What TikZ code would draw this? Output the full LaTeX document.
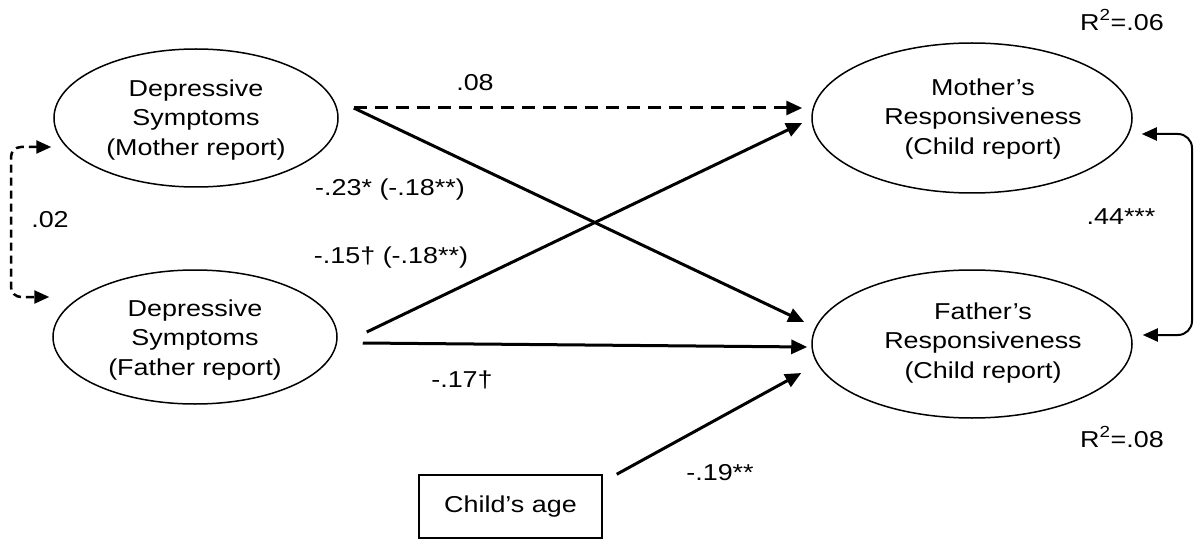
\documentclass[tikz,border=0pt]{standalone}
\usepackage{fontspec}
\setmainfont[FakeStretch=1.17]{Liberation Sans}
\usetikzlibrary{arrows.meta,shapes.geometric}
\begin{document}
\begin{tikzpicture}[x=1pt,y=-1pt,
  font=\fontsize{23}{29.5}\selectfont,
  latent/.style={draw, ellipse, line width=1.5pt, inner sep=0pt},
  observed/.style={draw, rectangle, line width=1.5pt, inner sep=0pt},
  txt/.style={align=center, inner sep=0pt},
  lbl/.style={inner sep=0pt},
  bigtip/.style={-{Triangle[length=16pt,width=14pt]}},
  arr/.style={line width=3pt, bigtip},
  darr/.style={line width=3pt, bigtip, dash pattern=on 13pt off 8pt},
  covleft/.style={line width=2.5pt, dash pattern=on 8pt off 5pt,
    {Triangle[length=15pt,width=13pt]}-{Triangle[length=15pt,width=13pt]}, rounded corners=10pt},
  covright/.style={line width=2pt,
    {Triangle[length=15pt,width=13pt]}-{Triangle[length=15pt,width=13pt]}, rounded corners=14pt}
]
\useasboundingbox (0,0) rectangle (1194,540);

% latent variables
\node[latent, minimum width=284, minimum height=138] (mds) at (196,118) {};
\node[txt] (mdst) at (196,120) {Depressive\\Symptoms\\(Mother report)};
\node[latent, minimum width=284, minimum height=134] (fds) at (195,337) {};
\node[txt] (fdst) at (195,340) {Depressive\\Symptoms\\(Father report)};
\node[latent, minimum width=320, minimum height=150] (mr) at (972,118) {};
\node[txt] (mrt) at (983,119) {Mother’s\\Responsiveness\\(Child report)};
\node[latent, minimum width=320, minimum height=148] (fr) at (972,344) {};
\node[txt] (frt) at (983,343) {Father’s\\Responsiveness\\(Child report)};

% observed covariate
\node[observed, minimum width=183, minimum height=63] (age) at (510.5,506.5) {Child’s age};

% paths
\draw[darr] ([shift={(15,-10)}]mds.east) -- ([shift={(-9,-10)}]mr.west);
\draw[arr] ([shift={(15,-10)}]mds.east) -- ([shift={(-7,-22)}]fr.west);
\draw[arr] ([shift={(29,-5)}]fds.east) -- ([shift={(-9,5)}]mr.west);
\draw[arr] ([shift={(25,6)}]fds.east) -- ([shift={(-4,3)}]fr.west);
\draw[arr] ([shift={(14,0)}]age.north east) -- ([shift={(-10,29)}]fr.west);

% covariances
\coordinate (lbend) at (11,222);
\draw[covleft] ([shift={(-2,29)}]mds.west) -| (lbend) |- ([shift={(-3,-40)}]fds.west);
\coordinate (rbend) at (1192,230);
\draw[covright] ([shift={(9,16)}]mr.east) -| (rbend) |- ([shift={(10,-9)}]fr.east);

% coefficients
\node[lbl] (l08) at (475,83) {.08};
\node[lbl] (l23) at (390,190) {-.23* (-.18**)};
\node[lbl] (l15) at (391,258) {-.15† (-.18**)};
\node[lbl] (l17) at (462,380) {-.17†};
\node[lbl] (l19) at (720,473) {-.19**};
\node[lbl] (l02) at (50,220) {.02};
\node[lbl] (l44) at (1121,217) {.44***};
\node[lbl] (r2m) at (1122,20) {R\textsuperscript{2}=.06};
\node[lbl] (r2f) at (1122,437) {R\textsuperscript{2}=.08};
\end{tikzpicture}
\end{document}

■ **YOUR TASK**:
Pull out all lines from the listing that contain the string "draw".

■ **RESULT OF THE EXERCISE**:
What TikZ code would draw this? Output the full LaTeX document.
  latent/.style={draw, ellipse, line width=1.5pt, inner sep=0pt},
  observed/.style={draw, rectangle, line width=1.5pt, inner sep=0pt},
\draw[darr] ([shift={(15,-10)}]mds.east) -- ([shift={(-9,-10)}]mr.west);
\draw[arr] ([shift={(15,-10)}]mds.east) -- ([shift={(-7,-22)}]fr.west);
\draw[arr] ([shift={(29,-5)}]fds.east) -- ([shift={(-9,5)}]mr.west);
\draw[arr] ([shift={(25,6)}]fds.east) -- ([shift={(-4,3)}]fr.west);
\draw[arr] ([shift={(14,0)}]age.north east) -- ([shift={(-10,29)}]fr.west);
\draw[covleft] ([shift={(-2,29)}]mds.west) -| (lbend) |- ([shift={(-3,-40)}]fds.west);
\draw[covright] ([shift={(9,16)}]mr.east) -| (rbend) |- ([shift={(10,-9)}]fr.east);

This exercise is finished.